酒を飲むとすぐに顔が赤くなる人は、安静時に心臓発作が起きる冠攣縮[かんれんしゅく]性狭心症を発症するリスクが高いことが、熊本機能病院(熊本市北区)の水野雄二副院長(循環器内科)らの研究で分かった。米医学誌「サーキュレーション」に掲載された。
アルコールは体内で、まずアセトアルデヒドへ代謝され、さらにアルデヒド分解酵素により分解されて無毒化される。しかし、日本人の約45%では、同酵素の遺伝子型がアセトアルデヒドの分解能力が低いタイプのため、酒に弱く顔が赤くなる「アルコールフラッシング症候群」の人が多いという。
同狭心症は、同病院・熊本加齢医学研究所の泰江弘文所長(元熊本大教授)が中心となって病態を解明し、治療が進んできた。心臓の冠動脈が異常に収縮して、心筋が酸素欠乏を来す狭心症で、夜間から朝方に多く、胸痛や息苦しさ、突然死を起こす原因の一つ。欧米人に比べ、日本人に多く、狭心症の4割以上が冠攣縮性という調査結果がある。

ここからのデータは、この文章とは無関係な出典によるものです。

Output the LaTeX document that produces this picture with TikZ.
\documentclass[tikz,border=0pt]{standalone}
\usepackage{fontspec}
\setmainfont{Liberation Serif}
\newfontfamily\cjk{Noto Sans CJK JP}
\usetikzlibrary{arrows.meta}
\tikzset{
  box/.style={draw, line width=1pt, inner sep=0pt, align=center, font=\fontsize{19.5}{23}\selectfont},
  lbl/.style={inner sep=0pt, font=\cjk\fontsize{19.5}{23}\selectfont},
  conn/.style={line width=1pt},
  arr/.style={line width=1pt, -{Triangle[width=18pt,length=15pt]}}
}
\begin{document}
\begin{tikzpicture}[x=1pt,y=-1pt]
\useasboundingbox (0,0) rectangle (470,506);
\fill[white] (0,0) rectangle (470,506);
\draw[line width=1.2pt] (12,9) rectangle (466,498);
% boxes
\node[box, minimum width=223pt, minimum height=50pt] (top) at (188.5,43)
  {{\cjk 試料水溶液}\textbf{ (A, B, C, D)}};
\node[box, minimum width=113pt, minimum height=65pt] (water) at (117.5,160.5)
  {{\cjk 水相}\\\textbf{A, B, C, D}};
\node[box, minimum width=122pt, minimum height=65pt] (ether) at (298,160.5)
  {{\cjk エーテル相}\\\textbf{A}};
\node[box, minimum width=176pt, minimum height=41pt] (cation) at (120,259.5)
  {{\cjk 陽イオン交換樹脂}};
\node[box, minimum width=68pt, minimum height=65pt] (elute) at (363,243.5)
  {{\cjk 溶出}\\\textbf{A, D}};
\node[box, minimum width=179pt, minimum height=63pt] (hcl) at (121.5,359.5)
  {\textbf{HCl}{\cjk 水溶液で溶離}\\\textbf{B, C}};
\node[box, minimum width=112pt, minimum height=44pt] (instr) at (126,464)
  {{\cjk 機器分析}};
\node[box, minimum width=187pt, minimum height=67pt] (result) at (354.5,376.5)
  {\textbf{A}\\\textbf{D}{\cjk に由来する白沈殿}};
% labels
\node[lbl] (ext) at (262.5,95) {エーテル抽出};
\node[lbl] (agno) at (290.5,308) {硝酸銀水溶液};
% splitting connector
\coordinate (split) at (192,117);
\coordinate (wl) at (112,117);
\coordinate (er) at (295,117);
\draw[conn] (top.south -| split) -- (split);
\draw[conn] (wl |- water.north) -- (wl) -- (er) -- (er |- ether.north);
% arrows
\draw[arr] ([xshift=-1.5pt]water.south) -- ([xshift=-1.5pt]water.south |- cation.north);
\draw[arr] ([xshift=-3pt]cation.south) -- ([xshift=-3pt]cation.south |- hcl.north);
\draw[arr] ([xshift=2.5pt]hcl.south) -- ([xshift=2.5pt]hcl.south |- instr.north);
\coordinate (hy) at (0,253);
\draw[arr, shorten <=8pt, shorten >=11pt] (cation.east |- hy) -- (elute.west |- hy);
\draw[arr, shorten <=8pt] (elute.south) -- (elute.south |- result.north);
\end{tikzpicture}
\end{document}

水野医師らはこれまでに、飲酒によって冠攣縮性狭心症が誘発され、特に同症候群の人で発症の可能性が高いことを解明。今回202人を分析したところ、同狭心症の患者では同症候群の出現率が68%に上り、同狭心症ではない人に比べ、約27ポイント高かった。
水野医師は「冠攣縮性狭心症は従来、たばこの煙が主な原因と考えられてきたが、新たな原因が分かった。お酒を飲んだら赤くなる体質の方は、この心臓発作に注意が必要」と話している。